Keep your camera metering mode on its default setting. Depending on the model. This means either matrix, pattern or evaluative. Nikon and Canon name them differently. It’s a good all round metering mode and I’ve never felt the need to change it when I photograph waterfalls and streams.
Waterfall – photographed with a Canon EOS-1D X and a Canon EF 17-40mm f/4L USM lens. The photo was shot early morning on an overcast day.
EXIF Data: ISO 100 | Aperture f/22 | Shutter Speed 5 seconds.
How to photograph waterfalls and streams in different lighting conditions
No doubt the best lighting for photographing waterfalls and streams is early morning, late evening, overcast days or landscapes that are covered in shade like a mountain forest. The darker the light, the slower the exposure, the more you can slow down water movement.
If you are shooting in any of those situations mentioned above we recommend these camera settings:
- When learning how to photograph waterfalls, we recommend beginners to use Shutter Priority. Set a speed of 1/2sec to begin with, as well as an ISO setting of 100 (50 if your camera steps down that far) After taking a few shots look in your rear LCD screen and judge whether the water is as smooth and silky as you intended. If you want to slow the water down further, set a slower shutter speed and so forth.
- For advanced photographers using manual mode set your ISO to 100 (50 if possible) and your Aperture to f/11 which is considered a good landscape f-stop. If the water isn’t looking slow enough, set a higher aperture f-number and so forth until you see the effect you are after.
If there is plenty of available light you may as well accept the fact now that you cannot slow down water nicely in broad sunlight. You may be able to slow it down a fraction, but not fully.
In these cases I recommend manual mode with an aperture of f/22 and ISO 50-100. With those settings, hopefully your camera will allow you an exposure of at least 1/8th of a second.
Photograph Waterfalls with Filters
Another option is to use a ND filter. A neutral density filter is basically a dark piece of glass put over the front of your lens to reduce the intensity of sunlight. A graduated neutral density filter or polarizing filter will block some of the light, allowing for slower exposures.
10 stop ND filters such as the Big Stopper made by Lee Filters is perfect for these situations.
Where to set your camera exposure
Never focus on the water when shooting waterfalls and streams.
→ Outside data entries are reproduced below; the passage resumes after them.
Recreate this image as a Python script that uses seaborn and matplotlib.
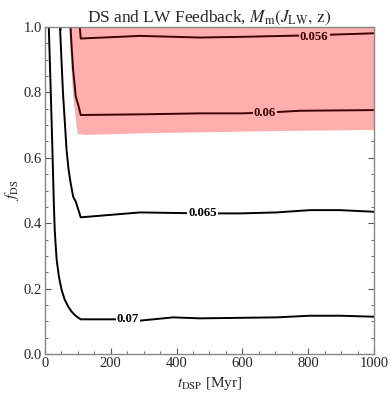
import pandas as pd
import matplotlib
matplotlib.use('Agg')
import matplotlib.pyplot as plt
import seaborn as sns

# contour levels of M_m and their polylines
levels = ['0.056', '0.06', '0.065', '0.07']

t_056 = [106, 109, 289, 471, 593, 818, 1000]
f_056 = [1.0, 0.965, 0.973, 0.968, 0.970, 0.975, 0.981]

t_060 = [78, 82, 86, 94, 102, 109, 289, 471, 593, 669, 775, 1000]
f_060 = [1.0, 0.93, 0.868, 0.787, 0.76, 0.731, 0.733, 0.736, 0.736, 0.738, 0.744, 0.746]

t_065 = [46, 55, 66, 72, 78, 86, 94, 109, 289, 480, 593, 704, 805, 897, 1000]
f_065 = [1.0, 0.80, 0.624, 0.565, 0.525, 0.481, 0.466, 0.418, 0.433, 0.430, 0.430,
         0.433, 0.440, 0.440, 0.435]

t_070 = [12, 18, 23, 27, 30, 33, 36, 43, 51, 60, 71, 81, 91, 100, 109, 252, 289,
         390, 471, 704, 805, 897, 1000]
f_070 = [1.0, 0.80, 0.624, 0.47, 0.38, 0.33, 0.287, 0.235, 0.196, 0.167, 0.145,
         0.130, 0.119, 0.112, 0.106, 0.106, 0.102, 0.112, 0.109, 0.112, 0.117,
         0.117, 0.114]

# shaded region boundary
red_t = [74, 81, 86, 98, 100, 127, 289, 593, 775, 1000, 1000]
red_f = [1.0, 0.868, 0.787, 0.685, 0.673, 0.670, 0.675, 0.680, 0.683, 0.685, 1.0]

# label positions (t, f) for each level
label_t = [818, 669, 480, 252]
label_f = [0.970, 0.738, 0.432, 0.106]

sns.set_style('ticks')
plt.rcParams['font.family'] = ['Liberation Serif', 'DejaVu Serif']
plt.rcParams['mathtext.fontset'] = 'stix'

fig = plt.figure(figsize=(3.9, 3.98), dpi=100)
ax = fig.add_axes([0.115, 0.1106, 0.844, 0.8214])

ax.fill(red_t, red_f, color='#ffaeae', lw=0, zorder=1)

dark_red = '#3c0000'
curves = [(t_056, f_056, dark_red), (t_060, f_060, dark_red),
          (t_065, f_065, 'black'), (t_070, f_070, 'black')]
for (tt, ff, c), lev in zip(curves, levels):
    df = pd.DataFrame({'t': tt, 'f': ff})
    sns.lineplot(data=df, x='t', y='f', sort=False, estimator=None,
                 color=c, lw=1.4, ax=ax, zorder=2)

for i, lev in enumerate(levels):
    bg = '#ffaeae' if i < 2 else 'white'
    c = dark_red if i < 2 else 'black'
    ax.text(label_t[i], label_f[i], lev, ha='center', va='center',
            fontsize=9.2, fontweight='bold', color=c, zorder=3,
            bbox=dict(facecolor=bg, edgecolor='none', pad=0.8))

ax.set_xlim(0, 1000)
ax.set_ylim(0, 1.0)
ax.set_xticks([0, 200, 400, 600, 800, 1000])
ax.set_xticks(range(0, 1001, 50), minor=True)
ax.set_yticks([0.0, 0.2, 0.4, 0.6, 0.8, 1.0])
ax.set_yticks([i * 0.05 for i in range(21)], minor=True)
ax.set_yticklabels(['0.0', '0.2', '0.4', '0.6', '0.8', '1.0'])
ax.tick_params(which='both', direction='in', top=True, right=True,
               color='#555555', labelsize=10.5, pad=2)
ax.tick_params(which='major', length=4, width=0.8)
ax.tick_params(which='minor', length=2, width=0.6)
for s in ax.spines.values():
    s.set_color('#888888')
    s.set_linewidth(1.0)

ax.set_xlabel(r'$t_{\rm DSP}$ [Myr]', fontsize=11, labelpad=4)
ax.set_ylabel(r'$f_{\rm DS}$', fontsize=11, labelpad=2)
ax.set_title(r'DS and LW Feedback, $M_{\rm m}(J_{\rm LW},\,{\rm z})$',
             fontsize=12.5, pad=4)

fig.savefig('out.png', dpi=100)
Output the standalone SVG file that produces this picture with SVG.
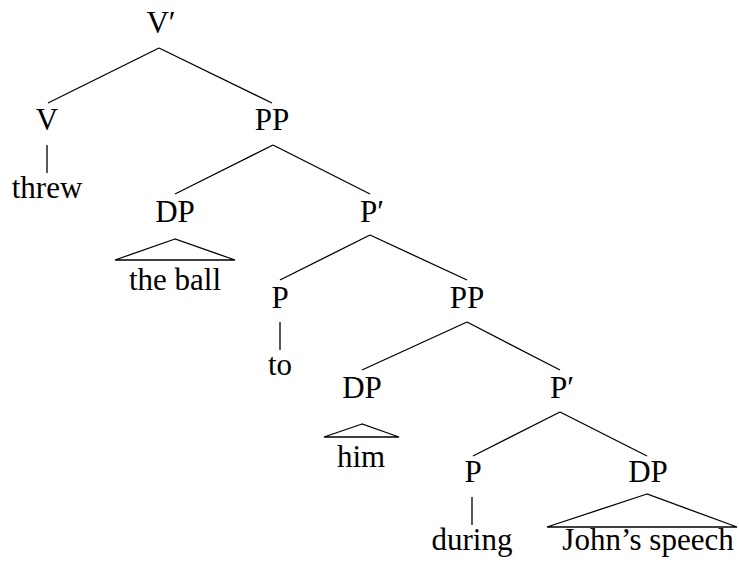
<svg xmlns="http://www.w3.org/2000/svg" width="739" height="563" viewBox="0 0 739 563">
<style>
.e{stroke:#000;stroke-width:1.3;fill:none}
</style>
<rect width="739" height="563" fill="#fff"/>
<g id="connectors">
<line class="e" x1="159" y1="48" x2="48" y2="103"/>
<line class="e" x1="159" y1="48" x2="272" y2="103"/>
<line class="e" x1="47" y1="145" x2="47" y2="173"/>
<line class="e" x1="273" y1="145" x2="175" y2="194"/>
<line class="e" x1="273" y1="145" x2="370" y2="194"/>
<polygon class="e" points="175,239 115,260 235,260"/>
<line class="e" x1="370" y1="235" x2="280" y2="280"/>
<line class="e" x1="370" y1="235" x2="467" y2="280"/>
<line class="e" x1="280" y1="322" x2="280" y2="350"/>
<line class="e" x1="467" y1="322" x2="362" y2="370"/>
<line class="e" x1="467" y1="322" x2="560" y2="370"/>
<polygon class="e" points="362,424 324,437 399,437"/>
<line class="e" x1="560" y1="412" x2="473" y2="456"/>
<line class="e" x1="560" y1="412" x2="647" y2="456"/>
<line class="e" x1="472" y1="497" x2="472" y2="525"/>
<polygon class="e" points="647,494 547,527 737,527"/>
</g>
<g font-family="Liberation Serif, DejaVu Serif, serif" font-size="31" fill="#000" text-anchor="middle">
<g id="n-vbar"><text x="161" y="33">V′</text></g>
<g id="n-v"><text x="47" y="130">V</text></g>
<g id="n-threw"><text x="47" y="198">threw</text></g>
<g id="n-pp1"><text x="272" y="130">PP</text></g>
<g id="n-dp1"><text x="175" y="222">DP</text></g>
<g id="n-theball"><text x="175" y="290">the ball</text></g>
<g id="n-pbar1"><text x="372" y="222">P′</text></g>
<g id="n-p1"><text x="280" y="308">P</text></g>
<g id="n-to"><text x="280" y="375">to</text></g>
<g id="n-pp2"><text x="467" y="308">PP</text></g>
<g id="n-dp2"><text x="362" y="398">DP</text></g>
<g id="n-him"><text x="361" y="467">him</text></g>
<g id="n-pbar2"><text x="562" y="398">P′</text></g>
<g id="n-p2"><text x="473" y="482">P</text></g>
<g id="n-during"><text x="472" y="550">during</text></g>
<g id="n-dp3"><text x="648" y="482">DP</text></g>
<g id="n-speech"><text x="648" y="550">John’s speech</text></g>
</g>
</svg>
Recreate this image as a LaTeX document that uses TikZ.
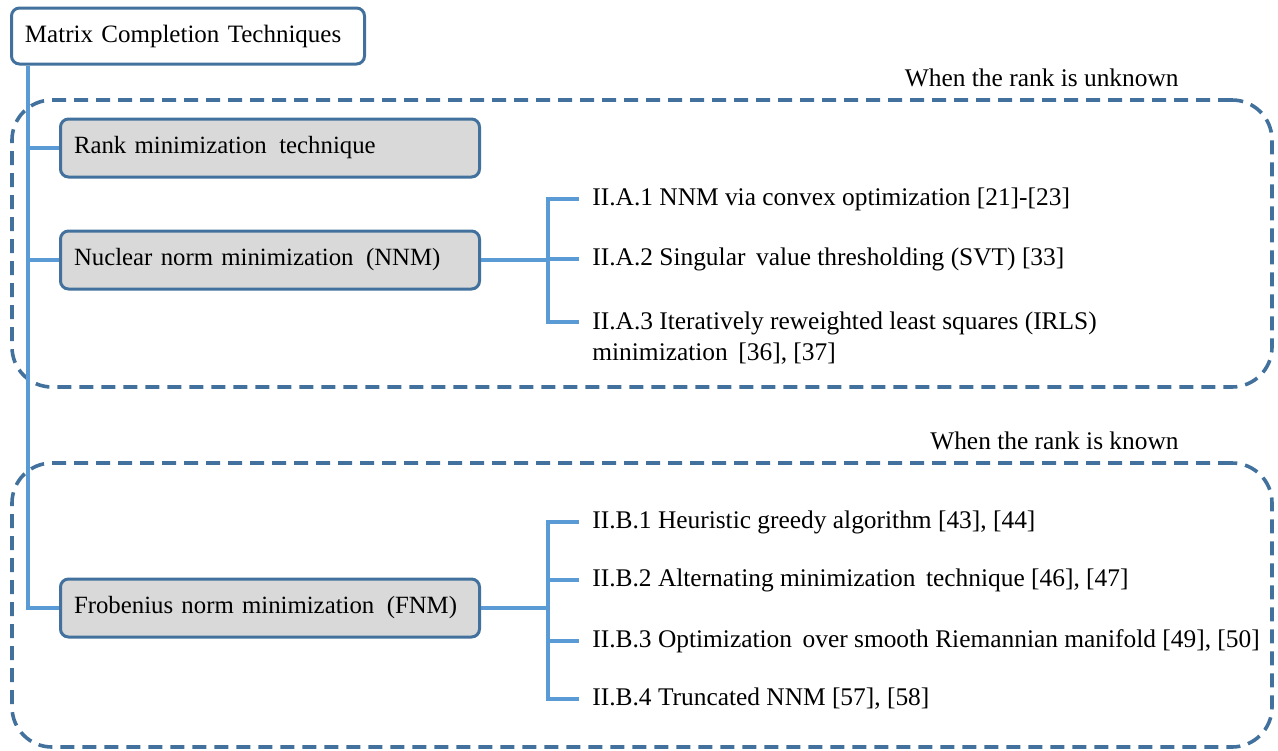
\documentclass[tikz,border=0pt]{standalone}
\usepackage{fontspec}
\setmainfont{Liberation Serif}
\usepackage{tikz}
\usetikzlibrary{calc}

\definecolor{boxblue}{HTML}{41719C}
\definecolor{linkblue}{HTML}{5B9BD5}
\definecolor{boxgrey}{HTML}{D9D9D9}

\begin{document}
\begin{tikzpicture}[
  x=0.5pt,y=-0.5pt,
  font=\fontsize{12.7}{15.5}\selectfont,
  rootbox/.style={draw=boxblue, line width=1.5pt, rounded corners=4pt, font=\fontsize{12.5}{15}\selectfont, text width=163pt, align=left, inner xsep=6.75pt, minimum height=28pt, anchor=west},
  method/.style={draw=boxblue, fill=boxgrey, line width=1.5pt, rounded corners=4pt, font=\fontsize{12.4}{15}\selectfont, text width=196pt, align=left, inner xsep=6.75pt, minimum height=29pt, anchor=west},
  item/.style={anchor=west, inner xsep=6.5pt, inner ysep=0pt},
  group/.style={draw=boxblue, line width=1.8pt, dash pattern=on 7pt off 4pt, rounded corners=20pt, minimum width=630pt, inner sep=0pt},
  note/.style={anchor=base east, inner sep=0pt},
  link/.style={draw=linkblue, line width=1.6pt}
]
\useasboundingbox (0,0) rectangle (1278,750);
% dashed groups
\node[group, minimum height=143.5pt] (unknownbox) at (642,243.5) {};
\node[group, minimum height=142pt] (knownbox) at (642,605) {};
\node[note] (unknownlbl) at (1179,86) {When the rank is unknown};
\node[note] (knownlbl) at (1179,449) {When the rank is known};
% boxes
\node[rootbox] (root) at (10,36) {Matrix Completion Techniques};
\node[method] (rank) at (59,148) {Rank minimization\, technique};
\node[method] (nnm) at (59,260) {Nuclear norm minimization\, (NNM)};
\node[method] (fnm) at (59,608) {Frobenius norm minimization\, (FNM)};
% unknown rank methods
\node[item] (a1) at (579,199) {II.A.1 NNM via convex optimization [21]-[23]};
\node[item] (a2) at (579,259) {II.A.2 Singular\, value thresholding (SVT) [33]};
\node[item, anchor=north west, align=left] (a3) at (579,311) {II.A.3 Iteratively reweighted least squares (IRLS)\\minimization\, [36], [37]};
% known rank methods
\node[item] (b1) at (579,522) {II.B.1 Heuristic greedy algorithm [43], [44]};
\node[item] (b2) at (579,580) {II.B.2 Alternating minimization\, technique [46], [47]};
\node[item] (b3) at (579,641) {II.B.3 Optimization\, over smooth Riemannian manifold [49], [50]};
\node[item] (b4) at (579,699) {II.B.4 Truncated NNM [57], [58]};
% trunk
\coordinate (trunk) at ([xshift=9pt]root.south west);
\draw[link] (trunk) |- (fnm.west);
\draw[link] (trunk |- rank.west) -- (rank.west);
\draw[link] (trunk |- nnm.west) -- (nnm.west);
% brackets
\draw[link] (nnm.east) -- ++(33.5pt,0) coordinate (nnmfork);
\coordinate (a3tick) at ([yshift=-5.5pt]a3.north west);
\draw[link] (a1.west) -| (a3tick -| nnmfork) -- (a3tick);
\draw[link] (a2.west -| nnmfork) -- (a2.west);
\draw[link] (fnm.east) -- ++(33.5pt,0) coordinate (fnmfork);
\draw[link] (b1.west) -| (fnmfork) |- (b4.west);
\draw[link] (b2.west -| fnmfork) -- (b2.west);
\draw[link] (b3.west -| fnmfork) -- (b3.west);
\end{tikzpicture}
\end{document}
If you do this, what happens is your camera will expose for the water and not the surroundings. This usually results in washed out images that contain no detail in the water. Instead I recommend focusing on something green like the branches of a tree that is in direct line with the water.
Natural brown or sandy tones like rocks also works well to set the exposure. Although my first preference is always expose on something green. I explain my reasons for exposing on green colors in this article: Exposing for nature shots.
How to photograph waterfalls. Other helpful tips
- Choose a day that is not windy. When shooting long exposures you want to minimize the movement seen in nearby trees as it can take the viewers eye away from the main subject. Unless of course your intention is to show movement in the whole scene.
- Overcast days are perfect, but not rainy conditions. When I first started out, I once tried to photograph a river when it was flowing at its peak time, i.e on rainy days. I stood under an umbrella with my tripod and set a slow exposure. Every shot had drips seen in the image where water drops fell from the edge of the umbrella. Not good!